宿泊者の自署

2023.05.15 08:00

 河野太郎デジタル相が先日、SNSで「厚労省より『宿泊者名簿の記載は、宿泊者の自筆での記載が必須とされるものではありません。ICT代替設備を設け、予約のときに得た情報を営業者が記載した場合は、チェックイン時に、宿泊者が誤り等ないことを確認しチェックボックスへのチェックを行う等の方法で足りると考えられます。』拡散希望」と投稿した。

 それを受けて急きょ、厚生労働省から各業界団体に対し「いまだ、一部の旅館業の施設において、オンライン予約時に氏名等を記入し、チェックイン時に自筆での記載を行っているとして、改善を求める要望が、数多く届いていると連絡がありました。(中略)宿泊者の自筆での記載が必須とされるものではないことについて(中略)周知いただきますようお願いします」との事務連絡が出た。

 確かに20年10月に各都道府県生活衛生担当課等に出された事務連絡「旅館業法に関するFAQの改定について」には該当する項目がある。しかし、事務連絡時点からも分かるようにコロナ禍で利用者から「ペンを持ちたくない」「接触機会を省きたい」などと記載を拒否されるケースが頻発し、宿泊施設が業法との板挟みで困っていたことから、自署を拒否されても代替手段があれば宿泊可能という新解釈が生まれたものと理解していた。

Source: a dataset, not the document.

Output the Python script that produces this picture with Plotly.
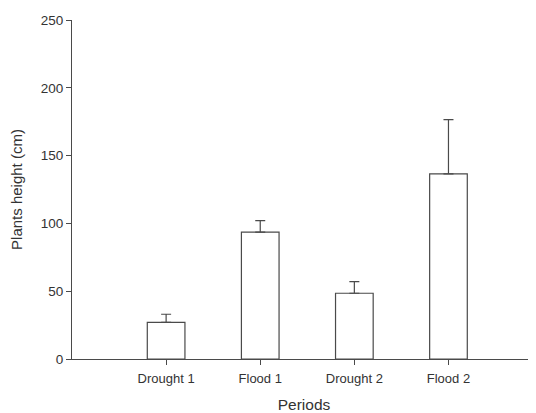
import plotly.graph_objects as go

categories = ["Drought 1", "Flood 1", "Drought 2", "Flood 2"]
heights = [27, 93.5, 48.5, 136.5]
errors = [6, 8.5, 8.5, 40]
y_ticks = [0, 50, 100, 150, 200, 250]

line_col = "#4a4a4a"
text_col = "#333333"
font_fam = "Liberation Sans, Arial, sans-serif"

fig = go.Figure()
fig.add_trace(go.Bar(
    x=categories, y=heights, width=0.4,
    marker=dict(color="white", line=dict(color=line_col, width=1.2)),
    error_y=dict(type="data", array=errors, symmetric=False, arrayminus=[0]*4,
                 color=line_col, thickness=1.2, width=5),
    showlegend=False,
))

# page body has an 8px default margin, so the figure is offset by (8, 8)
fig.update_layout(
    width=536, height=405,
    margin=dict(l=64, r=8, t=12, b=54),
    paper_bgcolor="white", plot_bgcolor="white",
    font=dict(family=font_fam, color=text_col, size=13),
    xaxis=dict(
        type="category", range=[-1, 3.93], automargin=False,
        showline=True, linecolor=line_col, linewidth=1.2,
        ticks="outside", ticklen=5, tickcolor=line_col, tickwidth=1.2,
        ticklabelstandoff=2,
        showgrid=False, zeroline=False,
        tickfont=dict(size=13, color=text_col),
        title=dict(text="Periods", font=dict(size=15.5, color=text_col), standoff=16),
    ),
    yaxis=dict(
        range=[0, 250], tickvals=y_ticks, automargin=False,
        showline=True, linecolor=line_col, linewidth=1.2,
        ticks="outside", ticklen=5, tickcolor=line_col, tickwidth=1.2,
        showgrid=False, zeroline=False,
        tickfont=dict(size=13.5, color=text_col),
        title=dict(text="Plants height (cm)", font=dict(size=15, color=text_col), standoff=16),
    ),
)

fig.write_html("out.html")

 宿泊者名簿を備え、これに宿泊者の氏名、住所、職業その他の厚生労働省令で定める事項を記載するという根拠は旅館業法第6条によるものだ。少なくとも数年前までこの記載は宿泊者自身が行うという解釈が基本だった。都道府県等における施行条例や細則もその前提で書かれていたため、例えば現時点においてもほとんどの自動チェックイン機がタッチペンで自署サインを必要とする仕様となっている。いくつかのソフト会社に確認したが、各社とも開発時に厚労省や自治体に確認したところ、自署機能を求められたと答えた。

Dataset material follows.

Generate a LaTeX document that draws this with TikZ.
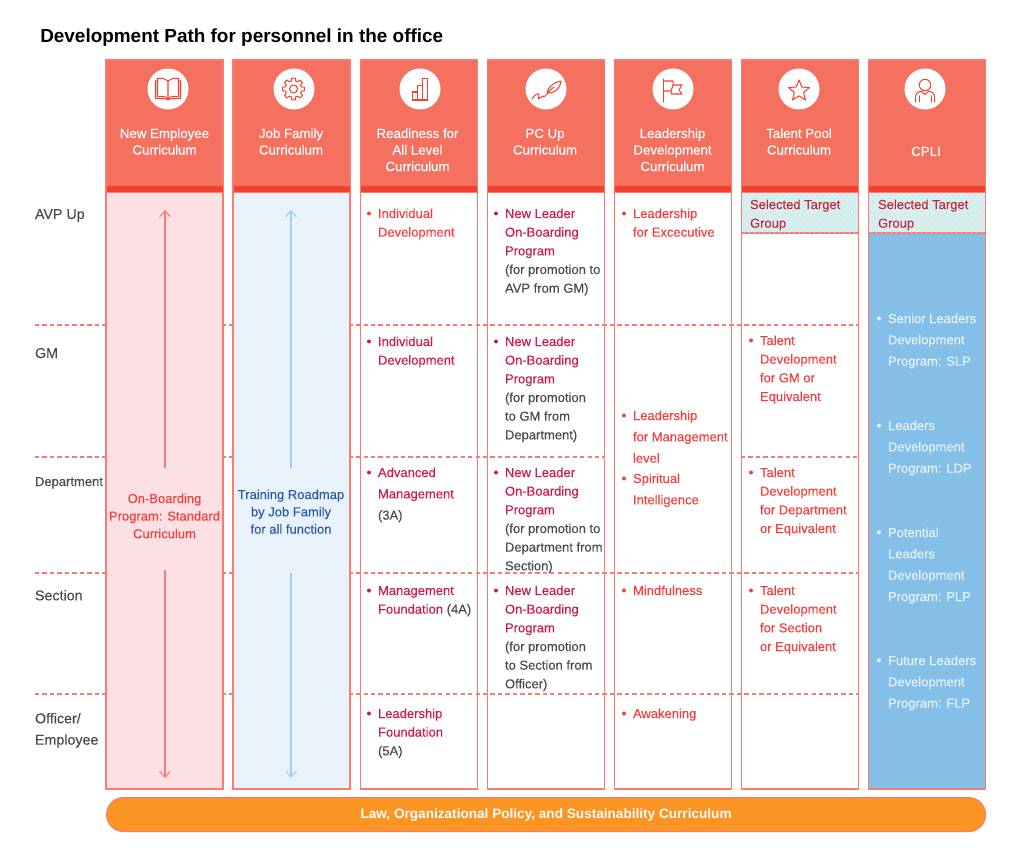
\documentclass[tikz,border=0pt]{standalone}
\usepackage{fontspec}
\setmainfont{Liberation Sans}
\newfontfamily\medf[FakeBold=0.35]{Liberation Sans}
\newfontfamily\bodyf[FakeBold=0.18]{Liberation Sans}
\usetikzlibrary{arrows.meta}
\definecolor{hdr}{HTML}{F4705F}
\definecolor{band}{HTML}{F4402F}
\definecolor{bord}{HTML}{FA7B72}
\definecolor{pinkf}{HTML}{FCE0E3}
\definecolor{bluef}{HTML}{E9F2FA}
\definecolor{bluec}{HTML}{84BFE8}
\definecolor{orng}{HTML}{FA9422}
\definecolor{redt}{HTML}{F2403F}
\definecolor{crim}{HTML}{CC1B4E}
\definecolor{dk}{HTML}{4A4A4A}
\definecolor{navy}{HTML}{2B5BA8}
\definecolor{teal}{HTML}{D3ECEC}
\definecolor{selt}{HTML}{C4283F}
\definecolor{whb}{HTML}{E6F2FB}
\definecolor{dashc}{HTML}{F47F75}
\definecolor{arr}{HTML}{F67C78}
\definecolor{arb}{HTML}{A3CFEE}
\tikzset{
  x=0.75pt,y=-0.75pt,
  colbox/.style={rectangle,inner sep=0,outer sep=0,minimum width=87.75pt,draw=bord,line width=.85pt},
  hdrbox/.style={colbox,fill=hdr,anchor=north west,minimum height=99pt},
  bodybox/.style={colbox,anchor=north west,minimum height=447.75pt},
  bandbox/.style={rectangle,inner sep=0,outer sep=0,minimum width=87pt,minimum height=4.6pt,fill=band,anchor=south west},
  iconc/.style={circle,fill=white,inner sep=0,minimum size=30.75pt,outer sep=0},
  icon/.style={draw=band,line width=0.76pt,line join=round,line cap=round,fill=none},
  txt/.style={anchor=north west,inner sep=0,outer sep=0,align=left},
  ctxt/.style={anchor=north,inner sep=0,outer sep=0,align=center},
  dashline/.style={draw=dashc,line width=0.8pt,dash pattern=on 3.2pt off 2.4pt},
  arrowline/.style={draw=#1,color=#1,line width=0.8pt,-{Straight Barb[length=4.5pt,width=8pt,line width=0.8pt]}},
}
\newcommand{\tl}[6]{\node[txt,text=#5,font={\bodyf\fontsize{9.75pt}{#4pt}\selectfont}] (#1) at (#2,#3-10) {\rule{0pt}{7.5pt}#6};}
\newcommand{\bl}[6]{\fill[#5] (#2-9,#3-4.5) circle (2);\tl{#1}{#2}{#3}{#4}{#5}{#6}}
\newcommand{\hd}[4]{\node[ctxt,text=white,font={\medf\fontsize{9.95pt}{12.4pt}\selectfont}] (#1) at (#2,#3-10) {\rule{0pt}{7.5pt}#4};}
\newcommand{\lev}[4]{\node[txt,text=dk,font={\bodyf\fontsize{#4pt}{16pt}\selectfont}] (#1) at (35,#2-10) {\rule{0pt}{7.5pt}#3};}
\begin{document}
\begin{tikzpicture}
\useasboundingbox (0,0) rectangle (1024,852);
\node[anchor=north west,inner sep=0,font={\bfseries\fontsize{14.2pt}{17pt}\selectfont},text=black] (title) at (40,28) {\rule{0pt}{10.5pt}Development Path for personnel in the office};

% white bodies
\foreach \n/\x in {c3/360.5,c4/487.5,c5/614.5,c6/741.5}{
  \node[bodybox,fill=white] (body\n) at (\x,192) {};
}
% level lines
\coordinate (l1) at (35,325); \coordinate (r1) at (858,325);
\coordinate (l2) at (35,457); \coordinate (r2) at (604,457);
\coordinate (l2b) at (741,457); \coordinate (r2b) at (858,457);
\coordinate (l3) at (35,573); \coordinate (r3) at (858,573);
\coordinate (l4) at (35,694); \coordinate (r4) at (858,694);
\draw[dashline] (l1) -- (r1);
\draw[dashline] (l2) -- (r2);
\draw[dashline] (l2b) -- (r2b);
\draw[dashline] (l3) -- (r3);
\draw[dashline] (l4) -- (r4);

% filled bodies
\node[bodybox,fill=pinkf] (bodyc1) at (106,192) {};
\node[bodybox,fill=bluef] (bodyc2) at (233,192) {};
\node[bodybox,fill=bluec] (bodyc7) at (868.5,192) {};

% selected target
\node[colbox,fill=teal,anchor=north west,minimum height=30.75pt] (sel6) at (741.5,192) {};
\node[colbox,fill=teal,anchor=north west,minimum height=30.75pt] (sel7) at (868.5,192) {};
\begin{scope}
\clip (742,193) rectangle (857.5,232.5);
\foreach \r in {0,...,13}{
  \pgfmathsetmacro{\yy}{194+\r*3}
  \pgfmathsetmacro{\off}{mod(\r,2)*2.5}
  \foreach \c in {0,...,23}{
    \fill[white,opacity=.55] (742+\c*5+\off,\yy) circle (.8);
  }
}
\end{scope}
\begin{scope}
\clip (869,193) rectangle (985,232.5);
\foreach \r in {0,...,13}{
  \pgfmathsetmacro{\yy}{194+\r*3}
  \pgfmathsetmacro{\off}{mod(\r,2)*2.5}
  \foreach \c in {0,...,23}{
    \fill[white,opacity=.55] (869+\c*5+\off,\yy) circle (.8);
  }
}
\end{scope}

% headers
\foreach \n/\x in {c1/106,c2/233,c3/360.5,c4/487.5,c5/614.5,c6/741.5,c7/868.5}{
  \node[hdrbox] (head\n) at (\x,60) {};
  \node[bandbox] (band\n) at (\x+.5,192) {};
}
\node[iconc] (ic1) at (168,89) {};
\node[iconc] (ic2) at (294,89) {};
\node[iconc] (ic3) at (420,89) {};
\node[iconc] (ic4) at (546,89) {};
\node[iconc] (ic5) at (673,89) {};
\node[iconc] (ic6) at (799,89) {};
\node[iconc] (ic7) at (925,89) {};

% book
\draw[icon] (168,81) .. controls (164,78) and (160,78) .. (157.5,78.5) -- (157.5,96.5) .. controls (161,96) and (165,96) .. (168,98.5) .. controls (171,96) and (175,96) .. (178.5,96.5) -- (178.5,78.5) .. controls (176,78) and (172,78) .. (168,81) -- (168,98.5);
\draw[icon] (157.5,81) -- (155.5,81) -- (155.5,98.5) -- (165.5,98.5) -- (168,100) -- (170.5,98.5) -- (180.5,98.5) -- (180.5,81) -- (178.5,81);
% gear
\foreach \a in {0,45,...,315}{
  \draw[icon,shift={(293.5,89)}] (\a-16:8.2) -- (\a-9:11) -- (\a+9:11) -- (\a+16:8.2) -- (\a+29:8.2);
}
\draw[icon] (293.5,89) circle (4);
% bars
\draw[icon] (412.7,92) rectangle (417.7,100);
\draw[icon] (417.7,85.7) rectangle (422.7,100);
\draw[icon] (422.7,78.5) rectangle (427.7,100);
% feather
\draw[icon] (547,93) .. controls (548,87) and (554,82) .. (561,81) .. controls (561,88) and (554,94) .. (547,93) -- (554,87);
\draw[icon] (532,99) .. controls (534,95) and (539,92) .. (539,95) .. controls (539,98) and (537,100) .. (540,98) .. controls (543,95) and (544,96) .. (544,97) .. controls (545,96) and (546,95) .. (548,93);
% flag
\draw[icon] (663,79) -- (663,102);
\draw[icon] (663,81) -- (673,81) -- (673,85) -- (682,85) -- (679,90) -- (682,94) -- (671,94) -- (671,91) -- (663,91);
\draw[icon] (671,91) -- (673,85);
% star
\draw[icon,shift={(799,91)}] (270:11) -- (306:4.9) -- (342:11) -- (18:4.9) -- (54:11) -- (90:4.9) -- (126:11) -- (162:4.9) -- (198:11) -- (234:4.9) -- cycle;
% person
\draw[icon] (925,85) circle (5.7);
\draw[icon] (915.5,102) -- (915.5,96) .. controls (915.5,93) and (918,92) .. (921,91) -- (925,94.5) -- (929,91) .. controls (932,92) and (934.5,93) .. (934.5,96) -- (934.5,102);
\draw[icon] (919,96) -- (919,102);
\draw[icon] (931,96) -- (931,102);

% header labels
\hd{h1}{164.5}{138}{New Employee\\Curriculum}
\hd{h2}{291}{138}{Job Family\\Curriculum}
\hd{h3}{417.5}{138}{Readiness for\\All Level\\Curriculum}
\hd{h4}{545}{138}{PC Up\\Curriculum}
\hd{h5}{672.5}{138}{Leadership\\Development\\Curriculum}
\hd{h6}{799}{138}{Talent Pool\\Curriculum}
\hd{h7}{926}{156}{CPLI}

% levels
\lev{lv1}{219}{AVP Up}{10.7}
\lev{lv2}{358}{GM}{10.7}
\lev{lv3}{486}{Department}{9.75}
\lev{lv4}{600}{Section}{10.7}
\lev{lv5}{723}{Officer/\\Employee}{10.7}

% col 1/2
\node[ctxt,text=redt,font={\bodyf\fontsize{9.75pt}{13.2pt}\selectfont}] (onb) at (164.5,493) {\rule{0pt}{7.5pt}On-Boarding\\Program: Standard\\Curriculum};
\node[ctxt,text=navy,font={\bodyf\fontsize{9.75pt}{13pt}\selectfont}] (trn) at (291,489) {\rule{0pt}{7.5pt}Training Roadmap\\by Job Family\\for all function};
\coordinate (a1s) at (165,468); \coordinate (a1e) at (165,210);
\coordinate (a2s) at (165,570); \coordinate (a2e) at (165,778);
\coordinate (b1s) at (291,468); \coordinate (b1e) at (291,210);
\coordinate (b2s) at (291,573); \coordinate (b2e) at (291,778);
\draw[arrowline=arr] (a1s) -- (a1e);
\draw[arrowline=arr] (a2s) -- (a2e);
\draw[arrowline=arb] (b1s) -- (b1e);
\draw[arrowline=arb] (b2s) -- (b2e);

% col 3
\bl{t31}{378}{218}{14}{redt}{Individual\\Development}
\bl{t32}{378}{346}{14}{crim}{Individual\\Development}
\bl{t33}{378}{477}{16}{crim}{Advanced\\Management\\\color{dk}(3A)}
\bl{t34}{378}{595}{14}{crim}{Management\\Foundation \color{dk}(4A)}
\bl{t35}{378}{718}{14}{crim}{Leadership\\Foundation\\\color{dk}(5A)}
% col 4
\bl{t41}{505}{218}{14}{crim}{New Leader\\On-Boarding\\Program\\\color{dk}(for promotion to\\\color{dk}AVP from GM)}
\bl{t42}{505}{346}{14}{crim}{New Leader\\On-Boarding\\Program\\\color{dk}(for promotion\\\color{dk}to GM from\\\color{dk}Department)}
\bl{t43}{505}{477}{14}{crim}{New Leader\\On-Boarding\\Program\\\color{dk}(for promotion to\\\color{dk}Department from\\\color{dk}Section)}
\bl{t44}{505}{595}{14}{crim}{New Leader\\On-Boarding\\Program\\\color{dk}(for promotion\\\color{dk}to Section from\\\color{dk}Officer)}
% col 5
\bl{t51}{633}{218}{14}{redt}{Leadership\\for Excecutive}
\bl{t52}{633}{420}{16}{redt}{Leadership\\for Management\\level}
\bl{t53}{633}{483}{16}{redt}{Spiritual\\Intelligence}
\bl{t54}{633}{595}{14}{redt}{Mindfulness}
\bl{t55}{633}{718}{14}{redt}{Awakening}
% col 6
\tl{t60}{750}{209}{14}{selt}{Selected Target\\Group}
\bl{t61}{760}{345}{14}{redt}{Talent\\Development\\for GM or\\Equivalent}
\bl{t62}{760}{477}{14}{redt}{Talent\\Development\\for Department\\or Equivalent}
\bl{t63}{760}{595}{14}{redt}{Talent\\Development\\for Section\\or Equivalent}
% col 7
\tl{t70}{878}{209}{14}{selt}{Selected Target\\Group}
\bl{t71}{888}{323}{16}{whb}{Senior Leaders\\Development\\Program: SLP}
\bl{t72}{888}{430}{16}{whb}{Leaders\\Development\\Program: LDP}
\bl{t73}{888}{537}{16}{whb}{Potential\\Leaders\\Development\\Program: PLP}
\bl{t74}{888}{665}{16}{whb}{Future Leaders\\Development\\Program: FLP}

% footer
\node[rectangle,rounded corners=12.75pt,fill=orng,draw=bord,line width=.85pt,minimum width=659.25pt,minimum height=25.5pt,inner sep=0,anchor=north west,text=white,font={\bfseries\fontsize{10.2pt}{12pt}\selectfont}] (foot) at (106,797) {\raisebox{-.6pt}{Law, Organizational Policy, and Sustainability Curriculum}};
\end{tikzpicture}
\end{document}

 また、自署が必要という指導は保健所だけではなく地元警察署からも宿泊施設に行われていた経緯もある。犯罪者の特定にあたり、自署を残すことにより筆跡鑑定が可能になるというのがその根拠だったはずだ。犯罪者が「手をけがしているので署名できない」と自署を拒否したことで宿泊施設が叱られたという事例も記憶にある。それらも含めて将来的に自署が本当に不要なのか判断できず、おいそれと廃止に踏み込めない宿泊施設がほとんどだろう。自動チェックイン機の仕様変更もすぐできるものではなく、その費用もばかにならない。

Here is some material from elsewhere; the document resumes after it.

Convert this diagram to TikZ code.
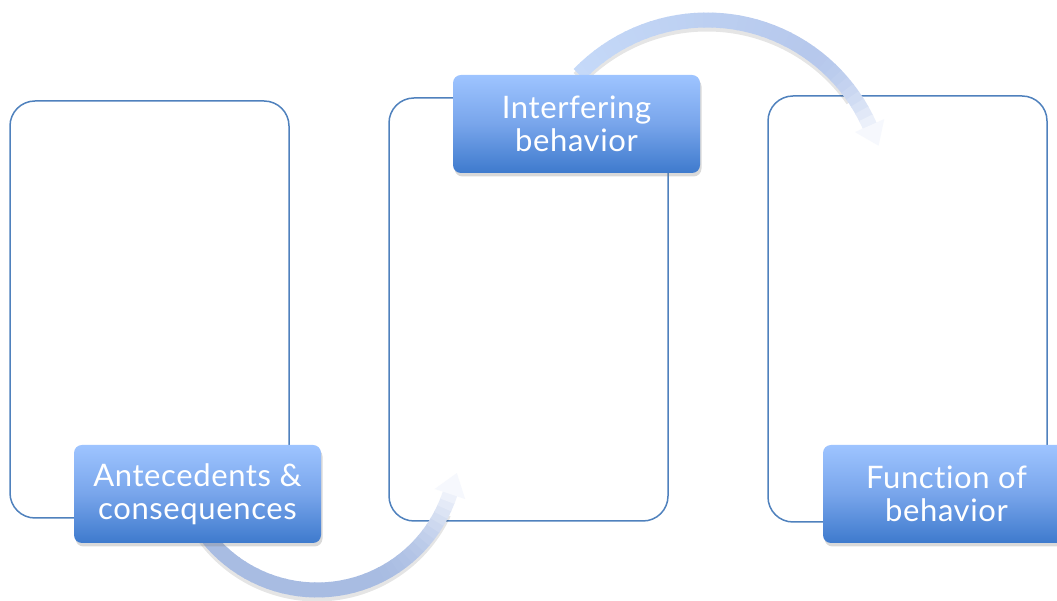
\documentclass[tikz,border=0pt]{standalone}
\usepackage{fontspec}
\setmainfont{Lato}[Ligatures={NoCommon,NoRare,NoContextual}, LetterSpace=2]
\usetikzlibrary{calc,shadows}
\definecolor{boxline}{RGB}{79,129,189}
\definecolor{labtop}{RGB}{158,196,255}
\definecolor{labmid}{RGB}{120,165,235}
\definecolor{labbot}{RGB}{62,122,205}
\definecolor{arcdark}{RGB}{168,188,226}
\definecolor{arctopA}{RGB}{197,217,248}
\definecolor{arctopB}{RGB}{182,200,236}
\definecolor{arclight}{RGB}{246,248,253}
\tikzset{
  bigbox/.style={draw=boxline, line width=1.5pt, rounded corners=25pt, fill=white, inner sep=0pt},
  labelbox/.style={rounded corners=8pt, top color=labtop, bottom color=labbot, middle color=labmid,
    text=white, font=\fontsize{31}{33.5}\selectfont, align=center,
    minimum width=247pt, minimum height=98pt, inner sep=0pt,
    drop shadow={opacity=0.3, shadow xshift=1.5pt, shadow yshift=-3.5pt}},
  arcshadow/.style={line width=15pt, black, opacity=0.10},
}
\begin{document}
\begin{tikzpicture}[x=1pt,y=1pt]
\useasboundingbox (0,0) rectangle (1057,601);
\clip (0,0) rectangle (1057,601);
% big boxes
\node[bigbox, minimum width=279pt, minimum height=417pt] (b1) at (149.5,291.5) {};
\node[bigbox, minimum width=279pt, minimum height=423pt] (b2) at (528.5,291.5) {};
\node[bigbox, minimum width=279pt, minimum height=426pt] (b3) at (907.5,292) {};
% arc centres
\coordinate (c1) at (317,151);
\coordinate (c2) at (707,403);
% shadows of arcs
\draw[arcshadow] ($(c1)+(0,-4)+(215:140)$) arc[start angle=215, end angle=335, radius=140];
\draw[arcshadow] ($(c2)+(0,-4)+(136:178)$) arc[start angle=136, end angle=35, radius=178];
% bottom arc (gradient)
\foreach \i in {0,...,39}{
  \pgfmathsetmacro\a{215+\i*126.7/40}
  \pgfmathsetmacro\b{\a+126.7/40+0.4}
  \pgfmathsetmacro\t{\i/40}
  \pgfmathsetmacro\p{100*(max(0,(\t-0.6)/0.4))^2}
  \colorlet{cc}{arclight!\p!arcdark}
  \draw[line width=15pt, cc] ($(c1)+(\a:140)$) arc[start angle=\a, end angle=\b, radius=140];
}
\fill[arclight] ($(c1)+(341.7:156)$) -- ($(c1)+(341.7:124)$) -- ($(c1)+(341.7:140)+(71.7:22)$) -- cycle;
% top arc (gradient)
\foreach \i in {0,...,39}{
  \pgfmathsetmacro\a{136-\i*112/40}
  \pgfmathsetmacro\b{\a-112/40-0.4}
  \pgfmathsetmacro\t{\i/40}
  \pgfmathsetmacro\q{100*min(1,\t/0.7)}
  \pgfmathsetmacro\p{100*(max(0,(\t-0.72)/0.28))^2}
  \colorlet{cb}{arctopB!\q!arctopA}
  \colorlet{cc}{arclight!\p!cb}
  \draw[line width=15pt, cc] ($(c2)+(\a:178)$) arc[start angle=\a, end angle=\b, radius=178];
}
\fill[arclight] ($(c2)+(24:194)$) -- ($(c2)+(24:162)$) -- ($(c2)+(24:178)+(-66:22)$) -- cycle;
% labels
\node[labelbox] (l1) at (197.5,107) {Antecedents \&\\consequences};
\node[labelbox] (l2) at (576.5,477) {Interfering\\behavior};
\node[labelbox] (l3) at (946.5,107) {Function of\\behavior};
\end{tikzpicture}
\end{document}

 いくらデジタル相が本件に着目したからといって、対応していない宿泊施設側に問題があると言わんばかりの事務連絡の表現には大いに違和感がある。私は規制緩和そのものには大賛成だが、本件は本来、各省庁でコンセンサスを取り、業法改正も含めて地ならしをしてから行われるべきであった。現在審議待ちの旅館業法改正案には今回問題になっている第6条の改正も含まれてはいるが、肝心の「記載」という表現についての変更は含まれていないのだからおかしなものである。

 そもそもオンライン予約時における住所・氏名が正しいものとは限らない。全国旅行支援で必須だった本人確認において、3割以上の利用者の住所・氏名が予約時と異なっていたという宿泊施設担当者の声もあった。日本人の犯罪も多いなか、外国人だけにパスポートのコピー保存を義務付けるルールもいまとなっては不自然だ。自署不要論と並行して本人確認の必要性の議論についても深めていくべきだろう。

永山久徳●下電ホテルグループ代表。岡山県倉敷市出身。筑波大学大学院修了。SNSを介した業界情報の発信に注力する。日本旅館協会副会長、岡山県旅館ホテル生活衛生同業組合理事長を務める。元全国旅館ホテル生活衛生同業組合連合会青年部長。